Except that all three places were shortlisted in a Today show report this week—“Top 10 cities to live in after the pandemic”—that’s creating an internet stir.
NBC’s Today show, beamed out to an estimated 5 million morning viewers, noted on Tuesday that Pew Research has shown about 22 percent of U.S. adults have either moved during the COVID-19 pandemic or know someone who has.
Al Roker and crew tapped Stefani Berkin, president of R New York, Gotham’s fifth-largest real estate company, for intel on where Americans might want to consider living when the pandemic lifts and flexible working situations continue.

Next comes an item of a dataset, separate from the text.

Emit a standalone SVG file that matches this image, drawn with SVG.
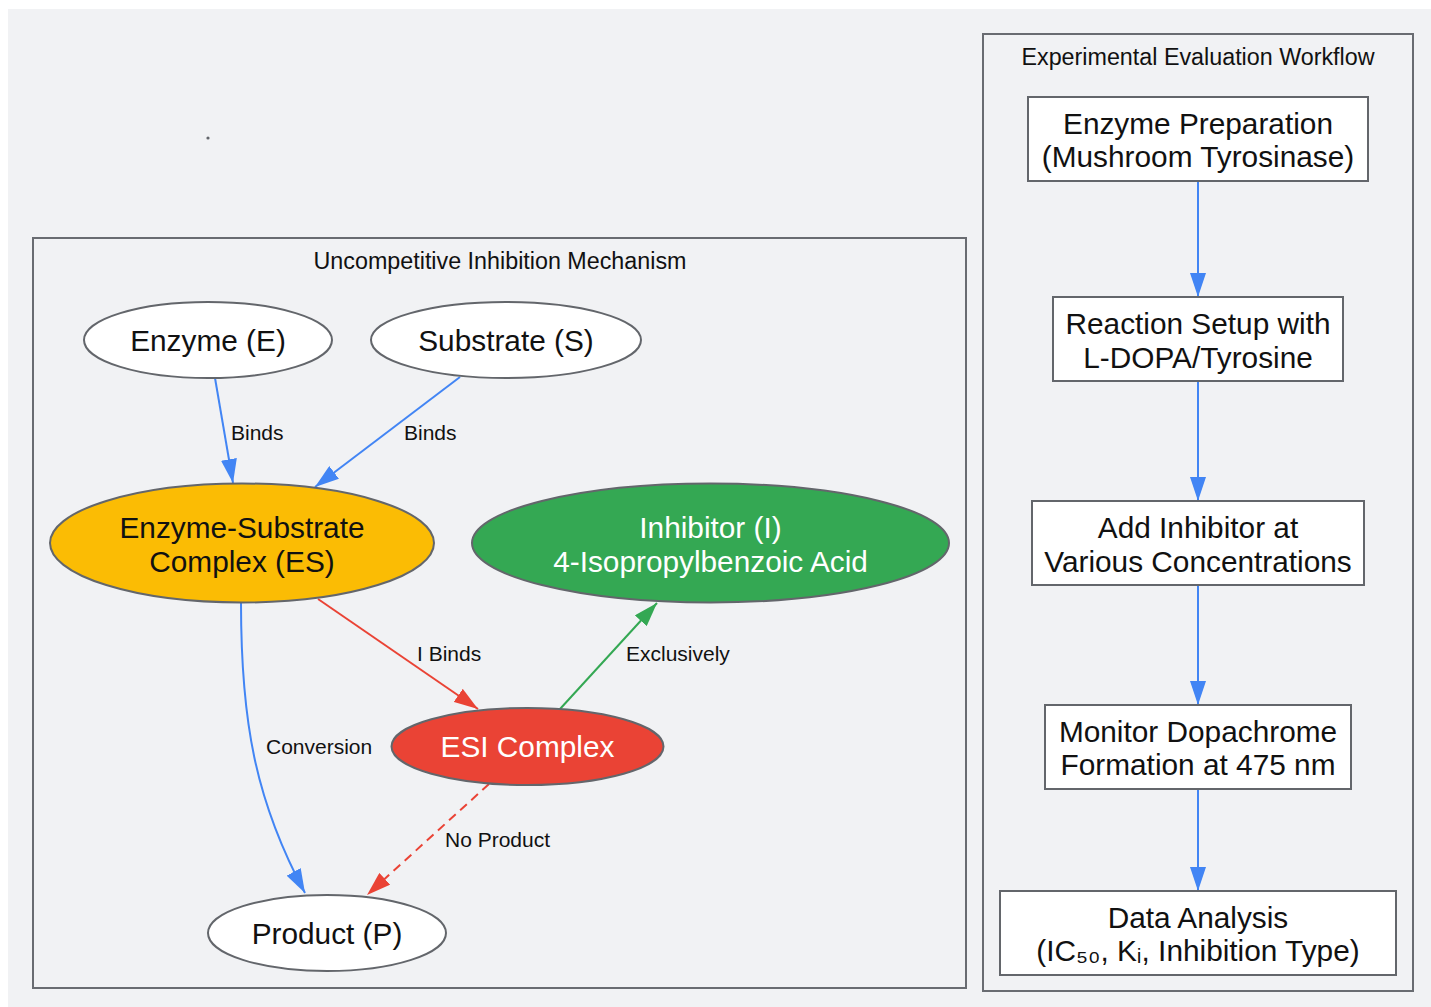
<svg xmlns="http://www.w3.org/2000/svg" width="1431" height="1007" viewBox="0 0 1431 1007">
<style>
text{font-family:"Liberation Sans",Arial,sans-serif;fill:#111;}
.t{font-size:29.8px;text-anchor:middle;}
.w{fill:#fff;}
.lbl{font-size:21px;}
.ttl{font-size:23.3px;text-anchor:middle;}
.cl{fill:#f1f2f4;stroke:#696c71;stroke-width:2;}
.nd{stroke:#63666b;stroke-width:2;}
.bx{fill:#fff;stroke:#63666b;stroke-width:2;}
.e{fill:none;stroke-width:2;}
.b{stroke:#4285f4;}
.r{stroke:#ea4335;}
.g{stroke:#34a853;}
</style>
<defs>
<marker id="ab" markerUnits="userSpaceOnUse" markerWidth="24" markerHeight="16" refX="24" refY="8" orient="auto" viewBox="0 0 24 16"><path d="M0,0L24,8L0,16z" fill="#4285f4"/></marker>
<marker id="ar" markerUnits="userSpaceOnUse" markerWidth="24" markerHeight="16" refX="24" refY="8" orient="auto" viewBox="0 0 24 16"><path d="M0,0L24,8L0,16z" fill="#ea4335"/></marker>
<marker id="ag" markerUnits="userSpaceOnUse" markerWidth="24" markerHeight="16" refX="24" refY="8" orient="auto" viewBox="0 0 24 16"><path d="M0,0L24,8L0,16z" fill="#34a853"/></marker>
</defs>
<rect x="0" y="0" width="1431" height="1007" fill="#fff"/>
<rect x="8" y="9" width="1423" height="998" fill="#f1f2f4"/>
<g id="cluster-mechanism">
<rect class="cl" x="33" y="238" width="933" height="750"/>
<text class="ttl" x="500" y="269">Uncompetitive Inhibition Mechanism</text>
</g>
<g id="cluster-workflow">
<rect class="cl" x="983" y="34" width="430" height="957"/>
<text class="ttl" x="1198" y="65">Experimental Evaluation Workflow</text>
</g>
<g id="dot"><circle cx="208" cy="138" r="1.6" fill="#63666b"/></g>
<g id="connectors">
<path class="e b" d="M215,378L233,483" marker-end="url(#ab)"/>
<text class="lbl" x="231" y="440">Binds</text>
<path class="e b" d="M460,377L315,487" marker-end="url(#ab)"/>
<text class="lbl" x="404" y="440">Binds</text>
<path class="e r" d="M318,599L478,709" marker-end="url(#ar)"/>
<text class="lbl" x="417" y="661">I Binds</text>
<path class="e g" d="M560,709L657,603" marker-end="url(#ag)"/>
<text class="lbl" x="626" y="661">Exclusively</text>
<path class="e b" d="M241,603C241,720 255,800 305,893" marker-end="url(#ab)"/>
<text class="lbl" x="266" y="754">Conversion</text>
<path class="e r" d="M489,784L367,895" stroke-dasharray="9,6" marker-end="url(#ar)"/>
<text class="lbl" x="445" y="847">No Product</text>
<path class="e b" d="M1198,181L1198,297" marker-end="url(#ab)"/>
<path class="e b" d="M1198,381L1198,501" marker-end="url(#ab)"/>
<path class="e b" d="M1198,585L1198,705" marker-end="url(#ab)"/>
<path class="e b" d="M1198,789L1198,891" marker-end="url(#ab)"/>
</g>
<g id="enzyme">
<ellipse class="nd" cx="208" cy="340" rx="124" ry="38" fill="#fff"/>
<text class="t" x="208" y="351">Enzyme (E)</text>
</g>
<g id="substrate">
<ellipse class="nd" cx="506" cy="340" rx="135" ry="38" fill="#fff"/>
<text class="t" x="506" y="351">Substrate (S)</text>
</g>
<g id="es-complex">
<ellipse class="nd" cx="242" cy="543" rx="192" ry="59.5" fill="#fbbc04"/>
<text class="t" x="242" y="538">Enzyme-Substrate</text>
<text class="t" x="242" y="572">Complex (ES)</text>
</g>
<g id="inhibitor">
<ellipse class="nd" cx="710.5" cy="543" rx="238.5" ry="59.5" fill="#34a853"/>
<text class="t w" x="710.5" y="538">Inhibitor (I)</text>
<text class="t w" x="710.5" y="572">4-Isopropylbenzoic Acid</text>
</g>
<g id="esi-complex">
<ellipse class="nd" cx="527.5" cy="746.5" rx="136" ry="38.5" fill="#ea4335"/>
<text class="t w" x="527.5" y="757">ESI Complex</text>
</g>
<g id="product">
<ellipse class="nd" cx="327" cy="933" rx="119" ry="38" fill="#fff"/>
<text class="t" x="327" y="944">Product (P)</text>
</g>
<g id="step1">
<rect class="bx" x="1028" y="97" width="340" height="84"/>
<text class="t" x="1198" y="134">Enzyme Preparation</text>
<text class="t" x="1198" y="167">(Mushroom Tyrosinase)</text>
</g>
<g id="step2">
<rect class="bx" x="1053" y="297" width="290" height="84"/>
<text class="t" x="1198" y="334">Reaction Setup with</text>
<text class="t" x="1198" y="368">L-DOPA/Tyrosine</text>
</g>
<g id="step3">
<rect class="bx" x="1032" y="501" width="332" height="84"/>
<text class="t" x="1198" y="538">Add Inhibitor at</text>
<text class="t" x="1198" y="572">Various Concentrations</text>
</g>
<g id="step4">
<rect class="bx" x="1045" y="705" width="306" height="84"/>
<text class="t" x="1198" y="742">Monitor Dopachrome</text>
<text class="t" x="1198" y="775">Formation at 475 nm</text>
</g>
<g id="step5">
<rect class="bx" x="1000" y="891" width="396" height="84"/>
<text class="t" x="1198" y="928">Data Analysis</text>
<text class="t" x="1198" y="961">(IC₅₀, Kᵢ, Inhibition Type)</text>
</g>
</svg>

Landing at number one on Berkin’s list—it’s in alphabetical order, but still—is Atlanta.
It’s the largest metro of the bunch, which is heavy on Sunbelt places spanning from Phoenix to Nashville and Charleston to Tampa. (The exceptions are tax-friendly Portland, recreational paradise Boulder, and the list's dark horse, Des Moines, where the highly educated populace enjoys a median home sales price of just $158,000.)
Berkin pegs Atlanta’s median home sales price at $311,092—the cheapest on the list outside of Des Moines and Tampa.
Her report hails the Peach State capital as a prime launchpad for startups, a haven for corporate headquarters (Coca-Cola, UPS, Home Depot, the usuals). But “most exciting,” per Berkin, is the BeltLine, described as “a national beacon for equitable, inclusive, and sustainable city life,” with 5,000 units of affordable housing and more than 1,000 acres of new greenspace in the pipeline.
“It’s exactly what people are looking for when deciding where to live next,” writes Berkin of the city in general, “a place that retains its Southern charm amid a beautifully diverse and cultural environment.”
Metro Atlanta’s explosive housing market continues to set records, and real estate industry pros report an influx of people from other places, especially those attracted by movie industry and construction jobs. But the pandemic’s broader impact on the region won’t be known for several years, as Atlanta Regional Commission executive director Doug Hooker recently relayed.
In another national report, Jeff Tucker, Zillow’s chief economist, told The Atlantic last month the oft-cited barometer of pandemic migration patterns—the online real estate search—shows that people in coastal cities are checking out Boise, Phoenix, and Atlanta the most.
The publication goes on to suggest that uprooting to Atlanta, like remote work in general, could strike people as “a fad.”